Copy the lines below as they are; omit the images they contain.

[start]

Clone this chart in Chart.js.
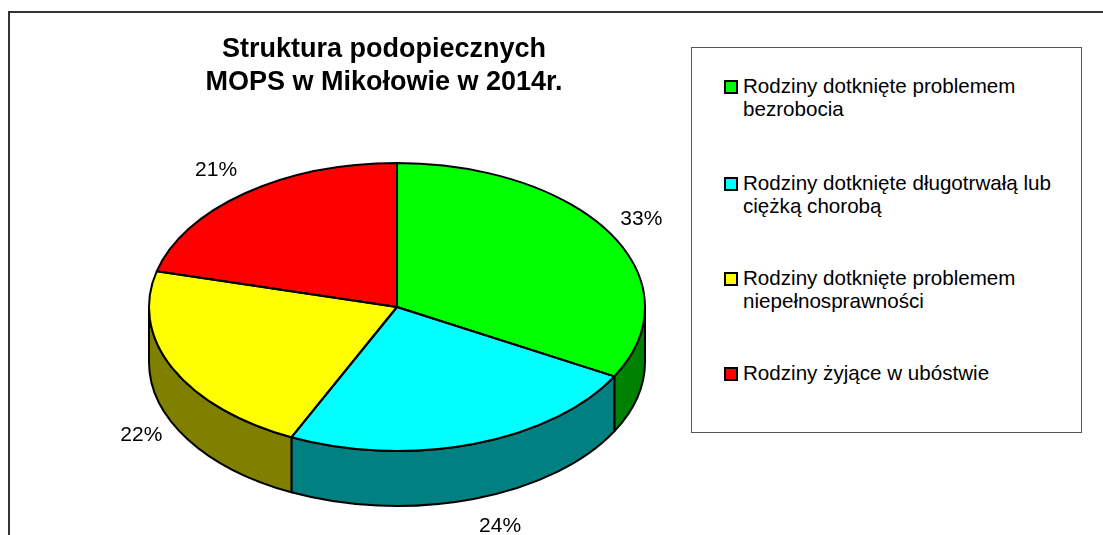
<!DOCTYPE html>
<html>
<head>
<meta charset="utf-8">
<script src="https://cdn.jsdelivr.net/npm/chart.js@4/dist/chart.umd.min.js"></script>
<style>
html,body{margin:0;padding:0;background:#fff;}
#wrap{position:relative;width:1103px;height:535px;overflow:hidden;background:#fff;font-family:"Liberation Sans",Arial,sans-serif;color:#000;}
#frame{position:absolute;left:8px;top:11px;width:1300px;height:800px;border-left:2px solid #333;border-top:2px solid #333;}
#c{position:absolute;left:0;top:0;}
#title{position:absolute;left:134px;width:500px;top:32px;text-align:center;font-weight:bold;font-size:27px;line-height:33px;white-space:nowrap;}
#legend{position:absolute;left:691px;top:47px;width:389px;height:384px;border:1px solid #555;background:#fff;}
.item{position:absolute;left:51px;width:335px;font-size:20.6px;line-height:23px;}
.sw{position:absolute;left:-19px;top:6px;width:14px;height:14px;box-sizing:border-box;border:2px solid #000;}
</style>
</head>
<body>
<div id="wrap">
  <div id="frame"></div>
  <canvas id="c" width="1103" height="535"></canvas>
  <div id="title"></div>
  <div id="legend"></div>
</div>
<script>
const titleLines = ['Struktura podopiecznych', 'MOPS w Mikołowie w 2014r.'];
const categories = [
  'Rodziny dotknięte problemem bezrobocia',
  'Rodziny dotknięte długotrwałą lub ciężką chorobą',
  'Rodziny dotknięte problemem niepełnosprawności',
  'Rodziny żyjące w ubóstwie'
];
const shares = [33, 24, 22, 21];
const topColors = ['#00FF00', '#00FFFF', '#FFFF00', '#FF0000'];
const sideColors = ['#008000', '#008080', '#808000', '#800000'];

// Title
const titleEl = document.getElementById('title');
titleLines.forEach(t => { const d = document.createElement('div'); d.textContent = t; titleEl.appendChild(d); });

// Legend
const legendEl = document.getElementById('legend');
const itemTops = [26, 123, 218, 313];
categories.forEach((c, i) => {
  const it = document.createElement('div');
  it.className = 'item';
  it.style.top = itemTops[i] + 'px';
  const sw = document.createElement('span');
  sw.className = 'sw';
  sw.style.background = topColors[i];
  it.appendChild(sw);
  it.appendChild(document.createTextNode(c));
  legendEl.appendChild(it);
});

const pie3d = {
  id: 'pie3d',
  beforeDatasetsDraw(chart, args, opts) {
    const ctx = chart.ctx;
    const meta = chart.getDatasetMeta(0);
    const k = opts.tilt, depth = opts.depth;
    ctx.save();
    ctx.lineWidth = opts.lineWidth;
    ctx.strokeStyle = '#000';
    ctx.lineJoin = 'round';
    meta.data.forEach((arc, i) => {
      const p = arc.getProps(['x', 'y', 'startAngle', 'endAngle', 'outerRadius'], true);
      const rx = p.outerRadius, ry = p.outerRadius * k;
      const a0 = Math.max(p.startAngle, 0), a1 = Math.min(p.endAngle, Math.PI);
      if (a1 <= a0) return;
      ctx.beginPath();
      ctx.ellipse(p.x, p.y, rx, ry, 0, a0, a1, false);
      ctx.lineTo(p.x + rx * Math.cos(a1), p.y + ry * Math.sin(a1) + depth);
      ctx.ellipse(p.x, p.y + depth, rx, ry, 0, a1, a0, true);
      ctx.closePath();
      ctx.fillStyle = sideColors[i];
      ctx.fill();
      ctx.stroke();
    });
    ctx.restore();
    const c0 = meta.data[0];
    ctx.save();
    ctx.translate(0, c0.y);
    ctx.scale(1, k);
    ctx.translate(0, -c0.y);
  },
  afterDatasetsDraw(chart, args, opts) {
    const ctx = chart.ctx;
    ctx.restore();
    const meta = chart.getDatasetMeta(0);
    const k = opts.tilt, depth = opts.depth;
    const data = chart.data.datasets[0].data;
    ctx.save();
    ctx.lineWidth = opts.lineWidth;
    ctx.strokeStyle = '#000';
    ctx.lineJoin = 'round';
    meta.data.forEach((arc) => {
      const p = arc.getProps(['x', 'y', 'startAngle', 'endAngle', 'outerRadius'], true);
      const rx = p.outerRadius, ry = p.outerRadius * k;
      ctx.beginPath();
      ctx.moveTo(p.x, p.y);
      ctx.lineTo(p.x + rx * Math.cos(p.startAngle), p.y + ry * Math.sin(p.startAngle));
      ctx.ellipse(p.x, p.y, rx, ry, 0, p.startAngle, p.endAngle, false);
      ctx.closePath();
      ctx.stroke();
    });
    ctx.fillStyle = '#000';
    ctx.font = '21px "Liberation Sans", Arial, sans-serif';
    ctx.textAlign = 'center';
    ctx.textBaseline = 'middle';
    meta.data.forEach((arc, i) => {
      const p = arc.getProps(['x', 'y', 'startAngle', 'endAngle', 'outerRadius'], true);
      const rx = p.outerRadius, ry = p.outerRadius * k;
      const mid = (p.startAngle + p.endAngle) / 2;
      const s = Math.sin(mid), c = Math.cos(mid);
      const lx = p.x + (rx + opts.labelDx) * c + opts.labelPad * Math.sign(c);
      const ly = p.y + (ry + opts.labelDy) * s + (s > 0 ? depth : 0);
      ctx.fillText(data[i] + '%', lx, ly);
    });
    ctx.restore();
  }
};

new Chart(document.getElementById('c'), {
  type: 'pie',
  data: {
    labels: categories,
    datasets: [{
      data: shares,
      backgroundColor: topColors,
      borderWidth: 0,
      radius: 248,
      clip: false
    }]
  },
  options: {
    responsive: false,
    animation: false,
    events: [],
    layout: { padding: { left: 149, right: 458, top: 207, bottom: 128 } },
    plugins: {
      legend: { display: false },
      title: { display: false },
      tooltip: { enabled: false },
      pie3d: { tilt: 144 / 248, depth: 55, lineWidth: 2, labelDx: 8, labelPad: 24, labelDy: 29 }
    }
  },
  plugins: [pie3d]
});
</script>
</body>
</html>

[end]

* **Worked answer**
Clone this chart in Chart.js.
<!DOCTYPE html>
<html>
<head>
<meta charset="utf-8">
<script src="https://cdn.jsdelivr.net/npm/chart.js@4/dist/chart.umd.min.js"></script>
<style>
html,body{margin:0;padding:0;background:#fff;}
#wrap{position:relative;width:1103px;height:535px;overflow:hidden;background:#fff;font-family:"Liberation Sans",Arial,sans-serif;color:#000;}
#frame{position:absolute;left:8px;top:11px;width:1300px;height:800px;border-left:2px solid #333;border-top:2px solid #333;}
#c{position:absolute;left:0;top:0;}
#title{position:absolute;left:134px;width:500px;top:32px;text-align:center;font-weight:bold;font-size:27px;line-height:33px;white-space:nowrap;}
#legend{position:absolute;left:691px;top:47px;width:389px;height:384px;border:1px solid #555;background:#fff;}
.item{position:absolute;left:51px;width:335px;font-size:20.6px;line-height:23px;}
.sw{position:absolute;left:-19px;top:6px;width:14px;height:14px;box-sizing:border-box;border:2px solid #000;}
</style>
</head>
<body>
<div id="wrap">
  <div id="frame"></div>
  <canvas id="c" width="1103" height="535"></canvas>
  <div id="title"></div>
  <div id="legend"></div>
</div>
<script>
const titleLines = ['Struktura podopiecznych', 'MOPS w Mikołowie w 2014r.'];
const categories = [
  'Rodziny dotknięte problemem bezrobocia',
  'Rodziny dotknięte długotrwałą lub ciężką chorobą',
  'Rodziny dotknięte problemem niepełnosprawności',
  'Rodziny żyjące w ubóstwie'
];
const shares = [33, 24, 22, 21];
const topColors = ['#00FF00', '#00FFFF', '#FFFF00', '#FF0000'];
const sideColors = ['#008000', '#008080', '#808000', '#800000'];

// Title
const titleEl = document.getElementById('title');
titleLines.forEach(t => { const d = document.createElement('div'); d.textContent = t; titleEl.appendChild(d); });

// Legend
const legendEl = document.getElementById('legend');
const itemTops = [26, 123, 218, 313];
categories.forEach((c, i) => {
  const it = document.createElement('div');
  it.className = 'item';
  it.style.top = itemTops[i] + 'px';
  const sw = document.createElement('span');
  sw.className = 'sw';
  sw.style.background = topColors[i];
  it.appendChild(sw);
  it.appendChild(document.createTextNode(c));
  legendEl.appendChild(it);
});

const pie3d = {
  id: 'pie3d',
  beforeDatasetsDraw(chart, args, opts) {
    const ctx = chart.ctx;
    const meta = chart.getDatasetMeta(0);
    const k = opts.tilt, depth = opts.depth;
    ctx.save();
    ctx.lineWidth = opts.lineWidth;
    ctx.strokeStyle = '#000';
    ctx.lineJoin = 'round';
    meta.data.forEach((arc, i) => {
      const p = arc.getProps(['x', 'y', 'startAngle', 'endAngle', 'outerRadius'], true);
      const rx = p.outerRadius, ry = p.outerRadius * k;
      const a0 = Math.max(p.startAngle, 0), a1 = Math.min(p.endAngle, Math.PI);
      if (a1 <= a0) return;
      ctx.beginPath();
      ctx.ellipse(p.x, p.y, rx, ry, 0, a0, a1, false);
      ctx.lineTo(p.x + rx * Math.cos(a1), p.y + ry * Math.sin(a1) + depth);
      ctx.ellipse(p.x, p.y + depth, rx, ry, 0, a1, a0, true);
      ctx.closePath();
      ctx.fillStyle = sideColors[i];
      ctx.fill();
      ctx.stroke();
    });
    ctx.restore();
    const c0 = meta.data[0];
    ctx.save();
    ctx.translate(0, c0.y);
    ctx.scale(1, k);
    ctx.translate(0, -c0.y);
  },
  afterDatasetsDraw(chart, args, opts) {
    const ctx = chart.ctx;
    ctx.restore();
    const meta = chart.getDatasetMeta(0);
    const k = opts.tilt, depth = opts.depth;
    const data = chart.data.datasets[0].data;
    ctx.save();
    ctx.lineWidth = opts.lineWidth;
    ctx.strokeStyle = '#000';
    ctx.lineJoin = 'round';
    meta.data.forEach((arc) => {
      const p = arc.getProps(['x', 'y', 'startAngle', 'endAngle', 'outerRadius'], true);
      const rx = p.outerRadius, ry = p.outerRadius * k;
      ctx.beginPath();
      ctx.moveTo(p.x, p.y);
      ctx.lineTo(p.x + rx * Math.cos(p.startAngle), p.y + ry * Math.sin(p.startAngle));
      ctx.ellipse(p.x, p.y, rx, ry, 0, p.startAngle, p.endAngle, false);
      ctx.closePath();
      ctx.stroke();
    });
    ctx.fillStyle = '#000';
    ctx.font = '21px "Liberation Sans", Arial, sans-serif';
    ctx.textAlign = 'center';
    ctx.textBaseline = 'middle';
    meta.data.forEach((arc, i) => {
      const p = arc.getProps(['x', 'y', 'startAngle', 'endAngle', 'outerRadius'], true);
      const rx = p.outerRadius, ry = p.outerRadius * k;
      const mid = (p.startAngle + p.endAngle) / 2;
      const s = Math.sin(mid), c = Math.cos(mid);
      const lx = p.x + (rx + opts.labelDx) * c + opts.labelPad * Math.sign(c);
      const ly = p.y + (ry + opts.labelDy) * s + (s > 0 ? depth : 0);
      ctx.fillText(data[i] + '%', lx, ly);
    });
    ctx.restore();
  }
};

new Chart(document.getElementById('c'), {
  type: 'pie',
  data: {
    labels: categories,
    datasets: [{
      data: shares,
      backgroundColor: topColors,
      borderWidth: 0,
      radius: 248,
      clip: false
    }]
  },
  options: {
    responsive: false,
    animation: false,
    events: [],
    layout: { padding: { left: 149, right: 458, top: 207, bottom: 128 } },
    plugins: {
      legend: { display: false },
      title: { display: false },
      tooltip: { enabled: false },
      pie3d: { tilt: 144 / 248, depth: 55, lineWidth: 2, labelDx: 8, labelPad: 24, labelDy: 29 }
    }
  },
  plugins: [pie3d]
});
</script>
</body>
</html>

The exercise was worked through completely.